The race is on to rack up points
Unlike the racers of yesteryear who built cars from soap boxes and buggy wheels, today's competitors build cars from official kits.
By MARALINE KUBIK
VINDICATOR STAFF WRITER
MINERAL RIDGE -- Ready, set, race!
More than 50 soap box rally racers from as far away as New England converged on Seaborn Street hill Saturday morning waiting their turns to compete for points that could send them to the big race in Akron this summer.
An additional 60 or 70 racers were expected today.
"Rally racers travel the circuit, racing every weekend if they want," said Jim Postlethwait, director of the Youngstown-area race. Racers can earn points at each of the events.
At the end of the season, those with the most points advance to the World Rally Race in Akron, held in conjunction with the All-American Soap Box Derby in July.
Some of the 8-to-16-year-old racers aren't collecting rally points, Postlethwait added, but enter to practice for local races that could qualify them for the All-American Soap Box Derby.
One winner in each division at local qualifying races goes to the All-American each year.
This year, the qualifying race in Youngstown, open to residents of Mahoning, Trumbull and Columbiana counties, will be June 15 and 16.
The qualifying race in New Castle, Pa., open to residents of Mercer, Lawrence, Beaver and Butler counties, will be May 25.
The All-American Soap Box Derby is open to boys and girls ages 9 to 16 as of Aug. 1, 2002.
Although the competition has been open to girls since 1971, Joe O'Neill, assistant director for the Youngstown race, estimates only 30 percent of competitors are girls.
A 13-year-old Boardman girl is ranked among the top three racers in the nation, Postlethwait noted.
Last year, all four winners representing the Youngstown area were girls, O'Neill said.
According to regulations
Unlike the racers of yesteryear, who assembled their cars from soap boxes and buggy wheels, today's competitors are required to build their stock, super-stock, and super-modified-stock cars from official kits.
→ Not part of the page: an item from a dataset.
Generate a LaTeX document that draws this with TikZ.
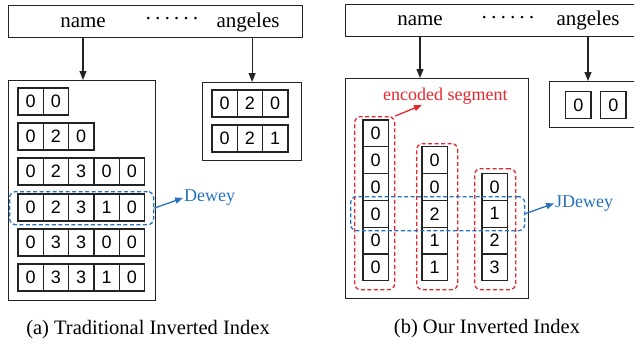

Building the cars from kits helps speed inspections, ensures the vehicles are safe and opens the competition to those with limited time, O'Neill said. "It takes four to six hours to assemble a car from a kit. In the old days, it took between 100 and 200 hours to build a car."
Because the cars can be expensive -- kits start at around $350 -- 99 percent of racers have corporate sponsors who underwrite the cost of the cars, and sometimes, the cost of traveling to races, Patty Postlethwait said. She and her husband have three children participating in the races.
Their daughter, Brooke Schaffer, 12, has been racing three years; Robbie Postlethwait, 81/2, has been racing two years; and McKenzie Schaffer, 8, is racing for the first time. Their children are among the few who do not have sponsors.
As a result, Jim Postlethwait said, the family has spent between $1,200 and $1,500 on cars. They also bought a used motor home that they use to travel to races outside the area.
"Racing becomes an addiction," he said. "There are a lot of families with two or three cars."
"It's a great family activity," his wife added.
Last year, 82 children from the tri-county area participated in soap box races.